What about this????????? Start Bay Caravan Club Site. We were offered this "Tugger" pitch until the following morning when we moved onto level ground. All done with the assistance of the Warden.
Hovis 8O


----------



## PeterandLinda (Feb 21, 2009)

Hi

We like Clives idea of diagonaly cut railway sleeper but Clive, don't you have rather a lot of payload in your new van?

P&L


----------



## Friant (Feb 10, 2008)

I believe the triple goes to 12cm whilst the quattro goes to 16cm.


----------



## Friant (Feb 10, 2008)

oohh also - because of the flat bottom on both of them you actually achieve the stated lift as they do not sink into soft ground.We were finding that we lost at least 1-2cm with the Fiamma ones as they sank.


----------



## wobby (May 1, 2005)

We have the triple Malenco and max lift is 12cm (4-3/4 inches for the old'ns like me) very heavy duty as well. We bought ours at Lowdham leisureworld Nottinghamshire.


Wobby


----------



## Spacerunner (Mar 18, 2006)

loughrigg said:


> Re the Garland roll-out track, the company website includes camping and caravanning as one of the uses for their track. I've sent them an email asking what they consider the weight limit for this track is.
> 
> Mike


You'll find that the tracks will bite into a soft surface so most of the weight is taken by the ground and not the tracks.

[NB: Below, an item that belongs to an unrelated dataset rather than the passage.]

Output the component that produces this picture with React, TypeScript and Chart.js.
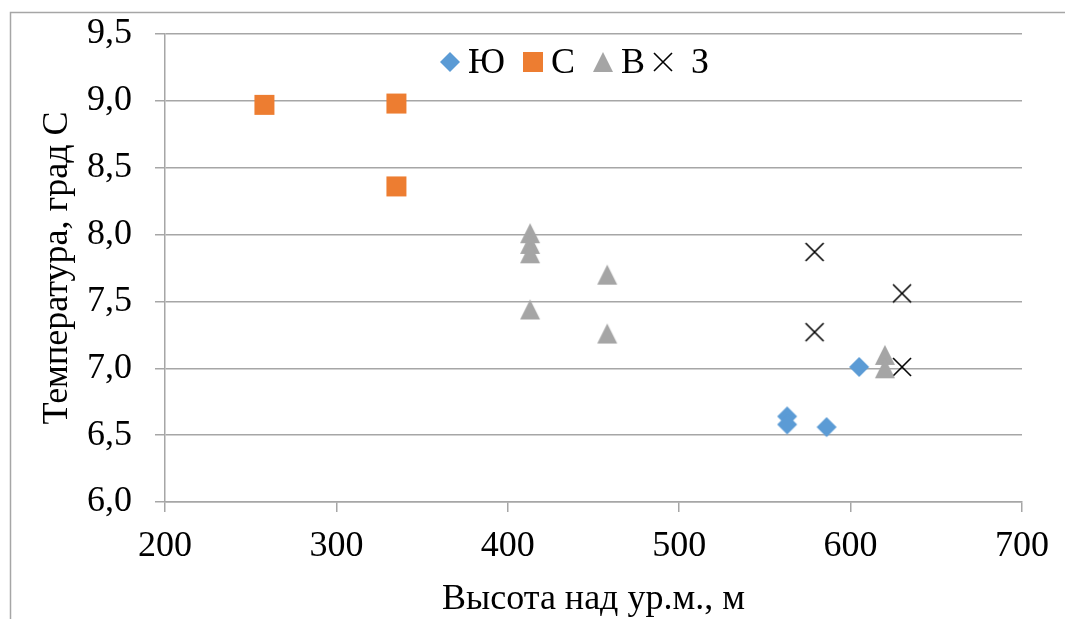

The tracks just give a stable surface similar to some club site plastic reinforced pitches, if you see what I mean.

Obviously they would'nt take the weight on a hard surface, tarmac etc, but then you wouldn't need them.


----------



## TR5 (Jun 6, 2007)

I use the Fiamma ramps, but carry some ply board, a bit larger than the base area of the ramps to spread the weight and stop sinking, and drilled to match the holes in the ramps.
I drop some large bolts in through the holes, which stops the ramp slipping on the board, and stops the board moving on softer ground.

When used on gravel, some rubber matting, or old carpet underneath stops movement. Cut the old carpet long enough so the tyre is on carpet before going up the ramp - works a treat!

As the saying goes, there are many ways to skin a cat!


----------



## CliveMott (Mar 10, 2008)

"don't you have rather a lot of payload in your new van"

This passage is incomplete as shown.